已于 2022-09-18 16:13:46 修改

阅读量7.7k

点赞数 11

分类专栏：论文学习文章标签：其他

于 2022-07-06 22:55:51 首次发布

本文链接：https://blog.csdn.net/qq_44173974/article/details/125648741

版权

论文学习专栏收录该内容

68 篇文章

订阅专栏

本文主要介绍了attention-unet，其核心贡献是提出了可集成到unet模型的attention gate，能抑制不相关区域、突出显著特征。阐述了其结构，在skip-connection中加入ag进行过滤。还介绍了attention gate的计算过程，以及attention函数的计算步骤和两种类型。

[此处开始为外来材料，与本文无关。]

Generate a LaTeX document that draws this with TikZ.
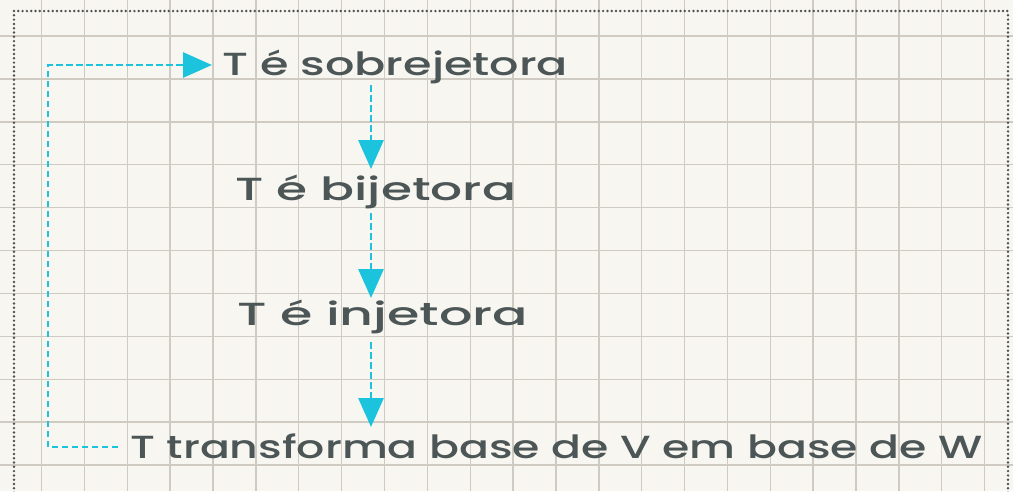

摘要生成于 C知道，由 DeepSeek-R1 满血版支持，前往体验 >

概述

attention-unet主要的贡献就是提出了attention gate，它即插即用，可以直接集成到unet模型当中，作用在于抑制输入图像中的不相关区域，同时突出特定局部区域的显著特征，并且它用soft-attention 代替hard-attention，所以attention权重可以由网络学习，并且不需要额外的label，只增加少量的计算量。

细节

结构

核心还是unet的结构，但是在做skip-connection的时候，中间加了一个attention gate，经过这个ag之后，再进行concat操作。因为encoder中的细粒度信息相对多一点，但是很多是不需要的冗余的，ag相当于是对encoder的当前层进行了一个过滤，抑制图像中的无关信息，突出局部的重要特征。
在这里插入图片描述

attention gate

两个输入分别是encoder的当前层 $x^l$ 和decoder的下一层 $g$ ，他们经过1x1的卷积（将通道数变为一致之后），再做逐元素的相加，然后经过relu，1x1的卷积（将通道数降为1）和sigmoid得到注意力系数，然后再经过一个resample模块将尺寸还原回来，最后就可以使用注意力系数对特征图进行加权了。
注：这里是3D的，2D理解的话，直接去掉最后一个维度就好了。

在这里插入图片描述
一些解释：
为什么要两个输入做加法而不是直接根据encoder的当前层得到注意力系数呢？
可能是因为，首先处理完成之后的两张相同尺寸和通道数的特征图，提取的特征是不同的。那么这么操作能够使相同的感兴趣区域的信号加强，同时各自不同的区域也能作为辅助，两份加起来辅助信息也会更多。或者说是对核心信息的进一步强调，同时又不忽视那些细节信息。
在这里插入图片描述
为什么需要resample呢？
因为 $x^l与g$ 的尺寸是不相同的，显然 $g$ 的尺寸是 $x^l$ 的一半，他们不可能进行逐元素的相加，所以需要将两个尺寸变得一致，要么大的下采样要么小的上采样，实验出来是大的下采样效果好。但是这个操作之后得到的就是注意力系数了，要和 $x^l$ 做加权肯定要尺寸相同的，所以还得重新上采样。

attention

Attention函数的本质可以被描述为一个查询（query）到一系列（键key-值value）对的映射
在计算attention时主要分为三步:

第一步是将query和每个key进行相似度计算得到权重，常用的相似度函数有点积，拼接，感知机等；
第二步一般是使用一个softmax函数对这些权重进行归一化；
最后将权重和相应的键值value进行加权求和得到最后的attention。

hard-attention：一次选择一个图像的一个区域作为注意力，设成1，其他设为0。他是不能微分的，无法进行标准的反向传播，因此需要蒙特卡洛采样来计算各个反向传播阶段的精度。考虑到精度取决于采样的完成程度，因此需要其他技术（例如强化学习）。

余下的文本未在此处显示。